Unlike a monarchy and other forms of government, it is difficult to maintain a democracy. Democracies take work; they rely upon the ongoing effort of elected officials and citizens, because they cannot run themselves or rely on just one person to lead. While democracy may be a highly desirable political system, its benefits are not always self-evident to children, and the pursuant skills and work it requires do not come naturally to most people. This is the rather precarious position of democracy; in order to maintain it, we have to educate children about its benefits and rationale while also equipping them with the skills and dispositions they need in order to for them to perpetuate it well. This is why we must link education and democracy.
Democracy requires informed and active voters who seek information to make wise decisions on behalf of themselves and the common good. Such voters must understand their own rights and freedoms, as well as those of others, as they deliberate together to reach mutually agreeable policies and practices. They must be equipped to engage in free and critical inquiry about the world and the problems surrounding them.

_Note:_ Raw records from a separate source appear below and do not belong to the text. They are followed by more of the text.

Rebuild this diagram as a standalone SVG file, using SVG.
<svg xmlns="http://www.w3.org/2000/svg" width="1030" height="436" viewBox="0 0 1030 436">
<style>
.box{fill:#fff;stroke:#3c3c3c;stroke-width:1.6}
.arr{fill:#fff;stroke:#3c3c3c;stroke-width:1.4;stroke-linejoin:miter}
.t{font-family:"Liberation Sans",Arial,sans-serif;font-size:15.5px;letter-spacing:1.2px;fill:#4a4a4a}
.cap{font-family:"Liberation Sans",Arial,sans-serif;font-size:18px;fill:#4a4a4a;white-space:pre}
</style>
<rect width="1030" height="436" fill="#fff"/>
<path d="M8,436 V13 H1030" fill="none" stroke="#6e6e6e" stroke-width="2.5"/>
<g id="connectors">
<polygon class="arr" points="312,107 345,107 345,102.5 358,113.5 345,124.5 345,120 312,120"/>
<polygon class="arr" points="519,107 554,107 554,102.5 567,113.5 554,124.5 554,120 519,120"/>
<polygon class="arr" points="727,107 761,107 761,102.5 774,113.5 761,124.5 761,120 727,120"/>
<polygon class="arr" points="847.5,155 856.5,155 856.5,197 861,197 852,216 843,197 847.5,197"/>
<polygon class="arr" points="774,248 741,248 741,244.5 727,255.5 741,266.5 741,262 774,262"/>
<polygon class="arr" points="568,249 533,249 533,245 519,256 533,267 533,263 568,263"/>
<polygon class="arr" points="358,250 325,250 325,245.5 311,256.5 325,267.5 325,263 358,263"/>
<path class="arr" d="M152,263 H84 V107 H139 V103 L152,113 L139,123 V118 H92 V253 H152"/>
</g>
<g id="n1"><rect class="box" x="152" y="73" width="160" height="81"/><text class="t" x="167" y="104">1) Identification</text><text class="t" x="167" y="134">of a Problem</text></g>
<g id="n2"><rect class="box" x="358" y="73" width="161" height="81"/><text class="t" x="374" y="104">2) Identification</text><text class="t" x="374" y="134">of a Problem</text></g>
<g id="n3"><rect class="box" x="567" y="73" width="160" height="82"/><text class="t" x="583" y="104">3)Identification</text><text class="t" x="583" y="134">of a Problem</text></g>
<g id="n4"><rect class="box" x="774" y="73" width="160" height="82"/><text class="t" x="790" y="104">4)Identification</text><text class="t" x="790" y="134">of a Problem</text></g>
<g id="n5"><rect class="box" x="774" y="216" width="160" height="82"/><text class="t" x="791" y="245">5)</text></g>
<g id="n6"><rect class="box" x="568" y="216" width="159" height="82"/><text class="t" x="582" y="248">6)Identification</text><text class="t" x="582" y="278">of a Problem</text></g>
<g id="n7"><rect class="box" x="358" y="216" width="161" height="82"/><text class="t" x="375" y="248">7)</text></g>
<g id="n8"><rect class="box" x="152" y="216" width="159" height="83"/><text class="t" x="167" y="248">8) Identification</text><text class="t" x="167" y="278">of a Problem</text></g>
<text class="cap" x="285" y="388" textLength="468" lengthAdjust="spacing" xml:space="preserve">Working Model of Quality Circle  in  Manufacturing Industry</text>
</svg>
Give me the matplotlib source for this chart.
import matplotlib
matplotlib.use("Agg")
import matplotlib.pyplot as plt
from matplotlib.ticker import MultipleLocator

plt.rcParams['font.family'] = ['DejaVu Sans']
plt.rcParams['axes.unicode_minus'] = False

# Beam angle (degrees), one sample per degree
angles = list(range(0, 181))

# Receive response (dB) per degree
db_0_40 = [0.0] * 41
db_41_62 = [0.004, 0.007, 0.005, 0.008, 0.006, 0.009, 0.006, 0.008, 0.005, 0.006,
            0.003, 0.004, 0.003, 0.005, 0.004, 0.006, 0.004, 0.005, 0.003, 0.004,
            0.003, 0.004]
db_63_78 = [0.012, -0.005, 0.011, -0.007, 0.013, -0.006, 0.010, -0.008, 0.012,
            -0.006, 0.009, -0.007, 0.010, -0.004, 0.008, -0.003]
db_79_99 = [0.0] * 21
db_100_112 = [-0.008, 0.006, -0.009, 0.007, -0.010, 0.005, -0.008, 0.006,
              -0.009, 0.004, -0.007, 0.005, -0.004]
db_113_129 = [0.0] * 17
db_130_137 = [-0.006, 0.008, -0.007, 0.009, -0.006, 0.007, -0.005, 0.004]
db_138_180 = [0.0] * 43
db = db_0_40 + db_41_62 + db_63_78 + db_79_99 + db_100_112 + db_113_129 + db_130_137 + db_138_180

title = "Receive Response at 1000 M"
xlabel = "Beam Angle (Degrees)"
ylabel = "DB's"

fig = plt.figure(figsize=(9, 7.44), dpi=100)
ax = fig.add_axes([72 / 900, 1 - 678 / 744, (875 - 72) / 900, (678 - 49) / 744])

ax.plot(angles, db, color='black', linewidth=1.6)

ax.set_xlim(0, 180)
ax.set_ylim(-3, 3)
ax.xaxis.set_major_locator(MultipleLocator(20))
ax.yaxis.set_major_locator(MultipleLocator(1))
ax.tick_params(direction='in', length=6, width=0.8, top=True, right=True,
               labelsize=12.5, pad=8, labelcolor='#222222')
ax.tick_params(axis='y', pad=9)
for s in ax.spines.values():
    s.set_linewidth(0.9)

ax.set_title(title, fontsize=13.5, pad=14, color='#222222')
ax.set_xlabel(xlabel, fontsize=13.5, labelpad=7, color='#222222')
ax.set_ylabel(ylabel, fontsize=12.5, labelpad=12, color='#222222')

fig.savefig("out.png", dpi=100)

And, they need the imagination and creativity to construct, revise, add to, and share the story of democracy with others, including the next generation.
The relationship between public schooling and democracy is best understood and fulfilled when it is not just a unidirectional one, where public schools support democracy, but rather when it moves in both directions, with the formal and cultural elements of democracy shaping the governance, content, and practices of schools. In this way, democracy is not just the end of public schooling, but also the means by which we achieve it.